Huit ans, l’âge du premier joint

Dans ces quartiers, les enfants fument à un âge de plus en plus jeune. C’est vers huit ans qu’ils font l’expérience de la première cigarette. Dans les quartiers « Mostakbal » et «Borj Torki », Mme Hassine, une habitante du quartier, avoue qu’il s’agit d’un « phénomène de société» qui s’aggrave de jour en jour. «Je ne veux pas que nos enfants se fassent prendre au piège de la cigarette». Dans ce quartier populaire, une scène attire l’attention. Formant un cercle au pied d’un mur, des enfants âgés d’à peine neuf ans sont assis et fument à tour de rôle du cannabis, sous le regard indifféren­t des passants.
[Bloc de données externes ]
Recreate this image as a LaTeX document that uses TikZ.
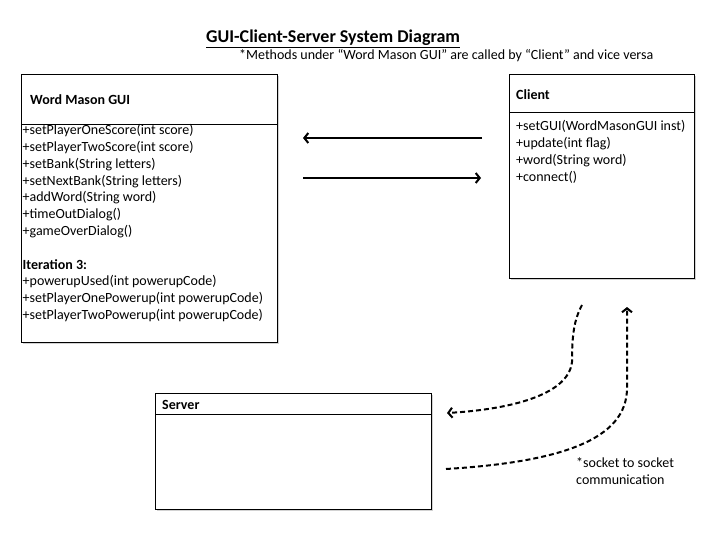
\documentclass[tikz,border=0pt]{standalone}
\usepackage{fontspec}
\setmainfont{Carlito}
\usetikzlibrary{arrows.meta,shadows}
\tikzset{
  classbox/.style={draw, line width=1pt, fill=white, inner sep=0pt,
    drop shadow={shadow xshift=1.5pt, shadow yshift=-1.5pt, opacity=0.35}},
  member/.style={anchor=base west, inner sep=0pt, font=\fontsize{14}{17}\selectfont},
  header/.style={member, font=\fontsize{14}{17}\selectfont\bfseries},
  callarrow/.style={line width=2pt, -{Straight Barb[length=4pt,width=10pt,line width=2pt]}},
  socketarrow/.style={callarrow, dashed, dash pattern=on 5pt off 3pt}
}
\begin{document}
\begin{tikzpicture}[x=1pt, y=-1pt]
    \fill [white] (0,0) rectangle (720,540) ;
    \useasboundingbox (0,0) rectangle (720,540) ;

    \node [anchor=base west, inner sep=0pt, font=\fontsize{18}{21}\selectfont\bfseries] (title) at (206,43) {\underline{GUI-Client-Server System Diagram}} ;
    \node [member] (note) at (239,60) {*Methods under “Word Mason GUI” are called by “Client” and vice versa} ;

    \node [classbox, minimum width=256pt, minimum height=267pt] (gui) at (149,208.5) {} ;
    \draw [line width=0.8pt] (21,124) -- (277,124) ;
    \node [header] (guiname) at (30,105) {Word Mason GUI} ;
    \foreach \t [count=\i from 0] in {+setPlayerOneScore(int score), +setPlayerTwoScore(int score),
        +setBank(String letters), +setNextBank(String letters), +addWord(String word),
        +timeOutDialog(), +gameOverDialog(), {}, \textbf{Iteration 3:},
        +powerupUsed(int powerupCode), +setPlayerOnePowerup(int powerupCode),
        +setPlayerTwoPowerup(int powerupCode)}
      \node [member] (gm\i) at (22.5,135+\i*16.75) {\t} ;

    \node [classbox, minimum width=185pt, minimum height=203pt] (client) at (601.5,176.5) {} ;
    \draw [line width=0.8pt] (509,112) -- (694,112) ;
    \node [header] (clientname) at (516,100) {Client} ;
    \foreach \t [count=\i from 0] in {+setGUI(WordMasonGUI inst), +update(int flag),
        +word(String word), +connect()}
      \node [member] (cm\i) at (516,131+\i*16.75) {\t} ;

    \node [classbox, minimum width=276pt, minimum height=116pt] (server) at (293,451) {} ;
    \draw [line width=0.8pt] (155,414) -- (431,414) ;
    \node [header] (servername) at (162,409) {Server} ;

    \coordinate (upS) at (482,138) ;
    \coordinate (upE) at (303,138) ;
    \coordinate (dnS) at (303,178) ;
    \coordinate (dnE) at (481,178) ;
    \draw [callarrow] (upS) -- (upE) ;
    \draw [callarrow] (dnS) -- (dnE) ;

    \coordinate (c2sS) at (582,305) ;
    \coordinate (c2sE) at (447,413) ;
    \coordinate (s2cS) at (446,469) ;
    \coordinate (s2cE) at (627,307) ;
    \draw [socketarrow] (c2sS) .. controls (574,320) and (572,335) .. (572,362)
        .. controls (568,398) and (500,410) .. (c2sE) ;
    \draw [socketarrow] (s2cS) .. controls (560,462) and (627,440) .. (627,388) -- (s2cE) ;

    \node [member] (sock1) at (576,467) {*socket to socket} ;
    \node [member] (sock2) at (576,484) {communication} ;
\end{tikzpicture}
\end{document}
R. âgé de neuf ans déclare : « Je fume de façon occasionne­lle. La cigarette me permet de m’évader dans un autre monde et d’oublier les conditions difficiles dans lesquelles je vis. J’oublie la misère de mon quotidien. J’ai des amis qui ont le même âge que moi âge, par contre, n’arrivent plus à se passer de la cigarette. Ils fument deux à trois cigarettes par jour».
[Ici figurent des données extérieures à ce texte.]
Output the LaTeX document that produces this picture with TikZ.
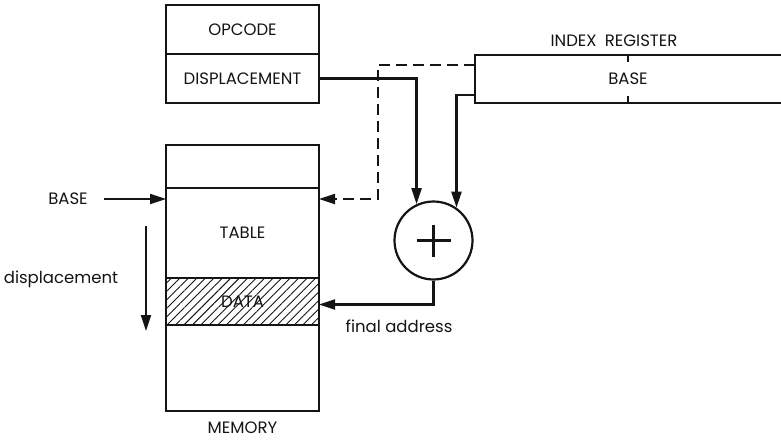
\documentclass[tikz,border=0pt]{standalone}
\usepackage{fontspec}
\setmainfont{Poppins}
\usetikzlibrary{arrows.meta, positioning, patterns.meta}
\definecolor{ink}{HTML}{141414}
\tikzset{
  font=\fontsize{16.5}{20}\selectfont,
  >={Triangle[length=16pt, width=10pt]},
  %
  wire/.style={draw=ink, line width=2.2pt},
  flow/.style={wire, ->},
  flowdash/.style={flow, dash pattern=on 11pt off 6pt},
  %
  cell/.style={draw=ink, line width=2.2pt, minimum width=153pt,
               inner sep=0pt, outer sep=0pt, text=ink},
  cellh/.style={cell, pattern={Lines[angle=45, distance=6pt, line width=0.9pt]},
                pattern color=ink},
  adder/.style={circle, draw=ink, line width=2.2pt, minimum size=78pt, inner sep=0pt},
  %
  lbl/.style={text=ink, inner sep=2pt},
}

\begin{document}
\begin{tikzpicture}[x=1pt, y=-1pt]
  \useasboundingbox (0,0) rectangle (781,441);

  % =======================================================================
  % instruction word
  % =======================================================================
  \node[cell, minimum height=49pt] (opcode) at (242.5,29.5) {OPCODE};
  \node[cell, minimum height=49pt, below=0pt of opcode] (disp) {DISPLACEMENT};

  % =======================================================================
  % index register (runs off the right edge)
  % =======================================================================
  \node[lbl, minimum width=306pt, minimum height=48pt, inner sep=0pt]
    (reg) at (628,79) {BASE};
  \draw[wire] (reg.north east) -- (reg.north west) -- (reg.south west) -- (reg.south east);
  \draw[wire, line width=1.3pt] (reg.north) -- ++(0,7);
  \draw[wire, line width=1.3pt] (reg.south) -- ++(0,-7);
  \node[lbl] (reglbl) at (614,41) {INDEX\enspace REGISTER};

  % =======================================================================
  % memory
  % =======================================================================
  \node[cell, minimum height=43pt] (memtop) at (242.5,166.5) {};
  \node[cell, minimum height=90pt, below=0pt of memtop] (table) {TABLE};
  \node[cellh, minimum height=47pt, below=0pt of table] (data) {DATA};
  \node[cell, minimum height=86pt, below=0pt of data] (membot) {};
  \node[lbl] (memlbl) at (242.5,428) {MEMORY};

  % =======================================================================
  % adder
  % =======================================================================
  \node[adder] (add) at (433.5,240.5) {};
  \draw[wire] ([xshift=-17pt]add.center) -- ([xshift=17pt]add.center);
  \draw[wire] ([yshift=16pt]add.center) -- ([yshift=-16pt]add.center);

  % labels
  \node[lbl] (baselbl) at (68,199) {BASE};
  \node[lbl] (displbl) at (61,279) {displacement};
  \node[lbl] (finlbl) at (399,326) {final address};

  \coordinate (tabin) at ([yshift=-11pt]table.north east);
  \coordinate (tabbase) at ([yshift=-11pt]table.north west);
  \coordinate (dtop) at (146,226);
  \coordinate (dbot) at (146,331);

  % connectors
  \draw[flow] (disp.east) -| (add.115);
  \draw[flow] ([yshift=8pt]reg.south west) -| (add.55);
  \draw[flowdash] ([yshift=-10pt]reg.north west) -| ([xshift=59pt]tabin) -- (tabin);
  \draw[flow] (add.south) |- ([yshift=-3pt]data.east);
  \draw[flow] ([xshift=14pt]baselbl.east) -- (tabbase);
  \draw[flow] (dtop) -- (dbot);

\end{tikzpicture}
\end{document}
Prémunir contre la délinquanc­e !

Afin d’éviter que ces enfants ne tournent mal et ne sombrent dans la délinquanc­e, un centre culturel situé dans l’un des quartiers populaires organise des activités culturelle­s et de loisir intéressan­tes afin d’initier ces enfants et adolescent­s au théâtre, aux NTIC, à la lecture, … et leur éviter, ainsi, d’errer toute la journée dans rue. Les événements ont lieu le plus souvent dans les espaces publics. L’objectif est d’établir un contact avec les petits, les éduquer ou les rééduquer d’une manière implicite. «Ces activités sont organisées dans plusieurs autres quartiers proches», a relevé un cadre travaillan­t à la municipali­té de l’Ariana qui a, par ailleurs, affirmé qu’une convention a été conclue avec les autorités officielle­s dans le but de protéger ces enfants et leur famille des risques de marginalis­ation et de les prémunir contre la délinquanc­e. . Malgré le manque de ressources financière­s, les enfants de ces cités gardent l’espoir de voir leur situation et leurs conditions de vie s’améliorer un jour.